Still, Beauty and the Geek is a lot of fun, most of it good-natured. It may be a freak show gene-spliced with a beauty pageant, but it’s several million miles short of the cultural atrocity that was Fox’s The Swan. It’s clearly a second-tier reality show, but gives us people we can love, or hate, or both. We learn more them as the season progresses, and continually revise our expert opinions of their characters accordingly.

I like to pick a favourite pair early and then root for them, while determinedly ignoring every shred of the evidence against them. I immediately selected Karl and Tristin. Unfortunately my two choices neglected to pick each other during the ritualised pairing off that dominates the season premier, so I may find myself forced to choose between the two should they ever come face-to-face in the elimination room.

Season Two of Beauty and the Geek introduces a number of very small changes in format. Last year, the two groups sat in matching sitting rooms on opposite sides of the inevitable reality TV mansion, taking turns to visit their counterparts to be assessed and selected. This year, Mr. Kutcher, in his wisdom, has decided science will be better served if the girls lounge around by the pool in their bikinis, while the nerds present themselves for inspection one at a time.
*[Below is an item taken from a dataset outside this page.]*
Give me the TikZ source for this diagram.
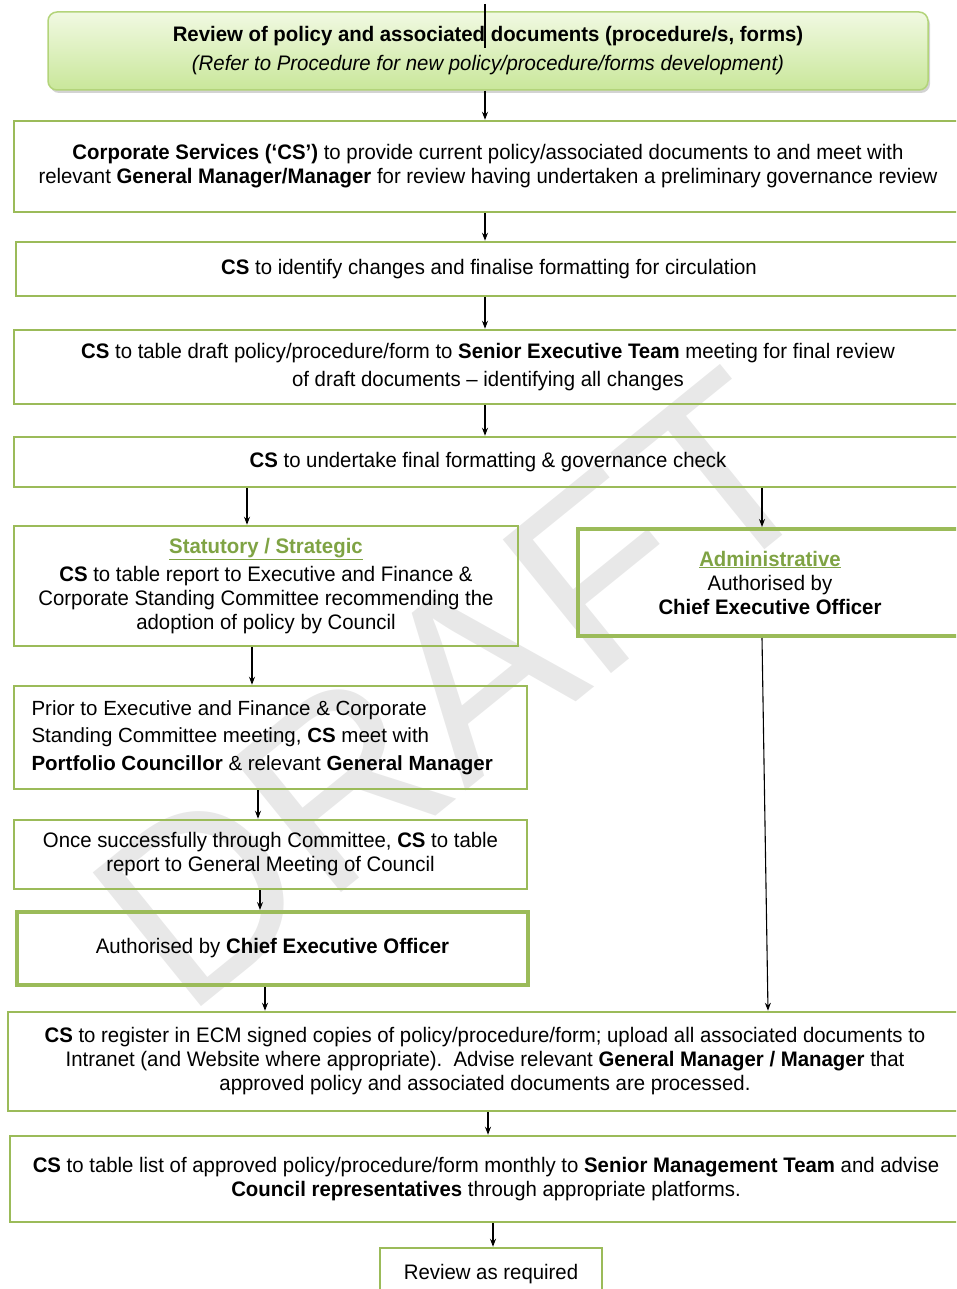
\documentclass[tikz,border=0pt]{standalone}
\usepackage{fontspec}
\setmainfont[FakeStretch=0.97]{Liberation Sans}
\newfontfamily\plainfont{Liberation Sans}
\usepackage{xcolor}
\usepackage{tikz}
\usetikzlibrary{positioning}
\usetikzlibrary{calc}
\usetikzlibrary{shapes,arrows.meta,shadows}

\definecolor{boxgreen}{HTML}{9BBB59}
\definecolor{headgreen}{HTML}{7FA344}
\definecolor{topgreen}{HTML}{F1F9E2}
\definecolor{botgreen}{HTML}{C9E79A}
\definecolor{rimgreen}{HTML}{B3D47A}

\tikzset{
	flowbox/.style={draw=boxgreen, line width=2.5pt, align=center, inner sep=0pt,
		font=\fontsize{21}{24}\selectfont},
	heavybox/.style={flowbox, line width=4pt},
	arr/.style={-{Stealth[length=8pt,width=6pt]}, line width=1.1pt}
}
\newcommand{\cshead}[1]{\textcolor{headgreen}{\textbf{\underline{#1}}}}

\begin{document}
\begin{tikzpicture}[x=1pt,y=-1pt]
		\useasboundingbox (0,0) rectangle (956,1289);
		\clip (0,0) rectangle (956,1289);
		% watermark
		\node[rotate=39, text=black!9, font=\plainfont\fontsize{250}{250}\selectfont] at (455,690) {DRAFT};
		% top box
		\node[draw=rimgreen, line width=1.5pt, rounded corners=9pt, top color=topgreen, bottom color=botgreen,
			drop shadow={shadow xshift=2pt, shadow yshift=-3pt, opacity=0.35},
			minimum width=880, minimum height=78, align=center, inner sep=0pt,
			font=\fontsize{21}{24}\selectfont] (review) at (488,51)
			{\textbf{Review of policy and associated documents (procedure/s, forms)}\\[5pt]
			 \textit{(Refer to Procedure for new policy/procedure/forms development)}};
		\coordinate (stub) at (485,4);
		\draw[line width=1.1pt] (stub) -- ($(stub)+(0,44)$);
		% main column
		\node[flowbox, minimum width=948, minimum height=91] (provide) at (488,166.5)
			{\textbf{Corporate Services (`CS')} to provide current policy/associated documents to and meet with\\
			 relevant \textbf{General Manager/Manager} for review having undertaken a preliminary governance review};
		\node[flowbox, minimum width=946, minimum height=54] (identify) at (489,269)
			{\textbf{CS} to identify changes and finalise formatting for circulation};
		\node[flowbox, minimum width=948, minimum height=74] (tabledraft) at (488,367)
			{\textbf{CS} to table draft policy/procedure/form to \textbf{Senior Executive Team} meeting for final review\\[4pt]
			 of draft documents -- identifying all changes};
		\node[flowbox, minimum width=948, minimum height=50] (finalcheck) at (488,462)
			{\textbf{CS} to undertake final formatting \& governance check};
		% two branches
		\node[flowbox, minimum width=504, minimum height=120] (statutory) at (266,586)
			{\cshead{Statutory / Strategic}\\[4pt]
			 \textbf{CS} to table report to Executive and Finance \&\\
			 Corporate Standing Committee recommending the\\
			 adoption of policy by Council};
		\node[heavybox, minimum width=384, minimum height=107] (admin) at (770,582.5)
			{\cshead{Administrative}\\ Authorised by\\ \textbf{Chief Executive Officer}};
		\node[flowbox, minimum width=513, minimum height=103, align=left, font=\plainfont\fontsize{20.5}{27.5}\selectfont] (prior) at (270.5,737.5)
			{\parbox{478pt}{Prior to Executive and Finance \& Corporate\\
			 Standing Committee meeting, \textbf{CS} meet with\\
			 \textbf{Portfolio Councillor} \& relevant \textbf{General Manager}}};
		\node[flowbox, minimum width=513, minimum height=69] (once) at (270.5,854.5)
			{Once successfully through Committee, \textbf{CS} to table\\
			 report to General Meeting of Council};
		\node[heavybox, minimum width=511, minimum height=73] (authorised) at (272.5,948.5)
			{Authorised by \textbf{Chief Executive Officer}};
		% closing steps
		\node[flowbox, minimum width=954, minimum height=99] (register) at (485,1061.5)
			{\textbf{CS} to register in ECM signed copies of policy/procedure/form; upload all associated documents to\\
			 Intranet (and Website where appropriate).\ \ Advise relevant \textbf{General Manager / Manager} that\\
			 approved policy and associated documents are processed.};
		\node[flowbox, minimum width=952, minimum height=86] (tablelist) at (486,1179)
			{\textbf{CS} to table list of approved policy/procedure/form monthly to \textbf{Senior Management Team} and advise\\
			 \textbf{Council representatives} through appropriate platforms.};
		\node[flowbox, minimum width=222, minimum height=52] (reviewreq) at (491,1274)
			{Review as required};
		% arrows
		\draw[arr] ([xshift=-3]review.south) -- ([xshift=-3]provide.north);
		\draw[arr] ([xshift=-3]provide.south) -- ([xshift=-3]identify.north -| provide.south);
		\draw[arr] ([xshift=-3]identify.south -| provide.south) -- ([xshift=-3]tabledraft.north);
		\draw[arr] ([xshift=-3]tabledraft.south) -- ([xshift=-3]finalcheck.north);
		\draw[arr] ([xshift=-19]finalcheck.south -| statutory.north) -- ([xshift=-19]statutory.north);
		\draw[arr] ([xshift=-8]finalcheck.south -| admin.north) -- ([xshift=-8]admin.north);
		\draw[arr] ([xshift=-14]statutory.south) -- ([xshift=-18.5]prior.north);
		\draw[arr] ([xshift=-12.5]prior.south) -- ([xshift=-12.5]once.north);
		\draw[arr] ([xshift=-10.5]once.south) -- ([xshift=-12.5]authorised.north);
		\draw[arr] ([xshift=-7.5]authorised.south) -- ([xshift=-220]register.north);
		\draw[arr] ([xshift=-8]admin.south) -- ([xshift=283]register.north);
		\draw[arr] ([xshift=3]register.south) -- ([xshift=2]tablelist.north);
		\draw[arr] ([xshift=7]tablelist.south) -- ([xshift=2]reviewreq.north);
	\end{tikzpicture}
\end{document}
I imagine the precise benefits of this revision could only be determined by a series of highly complex calculations based on the total number of square inches of female flesh on display, the average bra cup size, and the number of times the editor was able to get dental assistant Sarah’s considerable cleavage on screen. I expect Ashton had to use his fingers, toes, penis, and testicles to work that one out.

This season’s premiere ends with a contest that eliminates no one, but sets up a more substantive format twist (my lips are sealed). In the second episode, the geeks are challenged to perform karaoke, while the beauties are sent to a political debate. After the couples help each other prepare overnight, the eight boys take it in turns to perform Foreigner’s “Hot Blooded” to a crowd of O.C. extra wannabes.

While Ankur gives Mick Jones’ extended solo maximum air-guitar exhibitionism, Tracks-Monkeys-with-Lasers’ strong performance receives outstanding support from Sarah, who happily role-plays a naughty school librarian to help her boy out. Though she sheds her sensible cardigan to reveal the full scope of her charms, remarkably, neither Sarah’s chest nor Ankur’s imaginary six-string frenzy beats out the pitch-perfect world-class Rubik geek Tyson, who uses that same guitar solo to display behind-the-back cubism. As so often in the ’80s, the result is a knockout for Tyson in the first.

The beauties’ “political debate” is a little less than a third grade show-and-tell. Some contestants completely forget their homework, one promises to quit farting to help reduce greenhouse gases, and another is damn sure she looks cute on stage despite her lack of answers. A lone bright star in a very dimly lit sky, beer spokesmodel Cher wins a landslide victory after she speaks eloquently about the need to address welfare reform based on her own experiences looking after her aging grandmother. Obviously the many hours she’s spent debating the merits of ice filtration and water purity with her fellow spokesmodels pay off handsomely.

Based on these first two episodes, I’d say that Karl should on no account be allowed anywhere near a hockey stick or an ice rink. Sweet Tristin, however, is so multi-talented that she has two careers: she’s a cocktail waitress and a shot girl, a likeable, good-natured girl who’s been treated incredibly harshly by the twist in the premiere. Trying hard to help the geeks understand that girls are people too, Tristin even confesses that she thinks she’s “chubby”, and that she wishes she had Sarah’s breasts.

She’s not even remotely “chubby”, of course. Not even by Tyra Banks’ standards. She’s lovely, a little like Heather Graham’s younger sister. And I’m quite sure Tristin would hate it if she had Sarah’s breasts, because then she too would have to deal with the camera closing repeatedly on her cleavage. I’m thinking of patenting a new drinking game based around the number of gratuitous breast shots in Beauty and the Geek. Take a drink for every sneaky peek through a gaping blouse, chug a beer for each tee-shirt-punishing nipple, and take a large tequila slammer for each “comic” close up of Sarah.

If there’s any experiment here, it’s Beauty and the Geek‘s insulting attempt to see if any of these girls or geeks will embarrass themselves romantically. Will any of the boys dare to put the moves on a beauty? Or will any of these girls find one of these geeks even remotely attractive? The Kutcher Theorem of Inverse Social Dynamics has it that if you take an air-headed party girl out of her environment, she might become desperate enough for attention to accept a different measure of attraction. There may be some truth in this (it’s how law school students have been getting action for decades), but it’s a pretty shabby basis for a TV show.

Unless the producers of Beauty and the Geek take pity on Tristin, she’s doomed to an early elimination, and I have absolutely no idea who else deserves to win this silly but engaging competition. I do, however, have a prediction for the next season. If Kutcher has any kind of brain in his experimental little penis, he’ll reverse the gender roles for Season Three. The girls will be geeks — hot geeks, of course. The boys will be gorgeous, dead-from-the-neck-up, self-absorbed aspiring actor types. And the ratings will go through the roof.